Anecdotally, teaching in a manner that forces students to discover a key or difficult concept on their own is a way to weed out those who "can" from those who "will", if you get my meaning.

My undergraduate math professor was like that, and he was pretty brutal, but by the end of the 2nd semester it was pretty clear who was going to end up majoring in something to do with math and who wasn't. From a pure selection standpoint, this makes sense to me. On the other hand, for those who "won't" it can make the experience pretty miserable.

Imo, the need to weed out is counterproductive from a societal perspective. Imagine if in military conscription they weeded out everybody who didn't want to be there. They'd probably fall short of their service requirements quickly. In the same way, if America wants to bridge the supposed gap in math from Asia, it's not a matter of who is willing, it's a matter of whether they can teach or not.
Well, in a conscription scenario you don't weed out everyone who doesn't want to be there. That's ... what makes it conscription. In the AVF (All Volunteer Force) we do in fact weed out people who don't want to be there, and the relative pressure of that weed-out process increases the more elite the unit is that we're talking about. The state of military recruiting in the United States is the worst it's ever been, or close to it, but that is unrelated to that process described above since the problem is upstream from basic training.

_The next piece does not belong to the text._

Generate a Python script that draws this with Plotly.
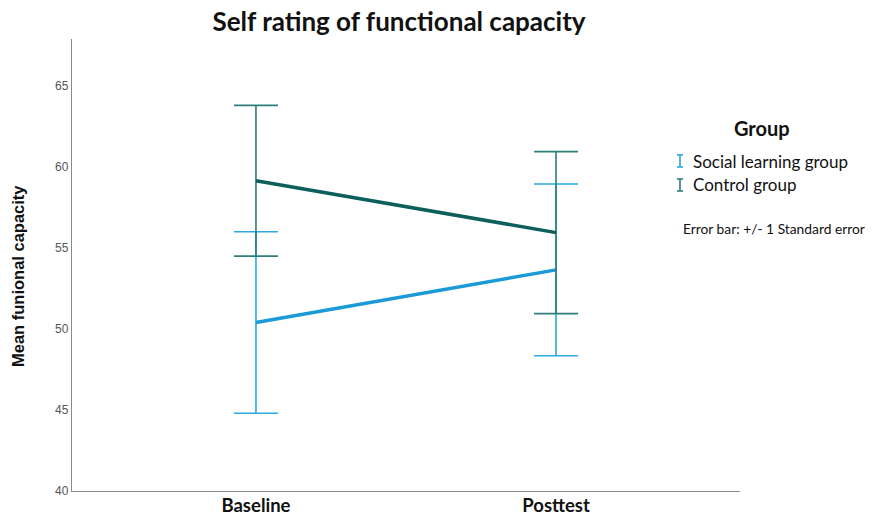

I'm probably confusing people with my use of the word "will" in this context, since it can mean several things in English. What I'm really saying is that those who have the actual aptitude "will derive complex concepts on their own, and will be likely to pursue further their math education". It's already difficult to identify those people when they're young enough, and even harder if you teach math in a "lowest common denominator" approach, which is essentially what the American strategy is (with notable exceptions that probably just prove the rule).

Lots of fields have a 'weed out' class early on. I majored in CS, and it essentially weeded out all those that had no real interest in the field but had thought they'd like it because it paid well or they wanted to make video games. Those sorts of classes don't necessarily need to be overly hard, because the people who 'get it' won't struggle much and those who don't will find it hard regardless. Although I imagine in math specifically, even those who get it might need to struggle a bit.
I think there's a lot to unpack here. Teaching someone how to write a for loop is easy and can done in a straightforward way, but teaching them when it's best to use, and getting them to under why, is different. Even further, getting them evaluate novel situations, apply it correctly and be able to communicate why they did it that way is another thing.

At what point would you say they've actually acquired the skill?

Many of the drivers I encounter seem to have been given cars (or trucks) and then left to their own devices.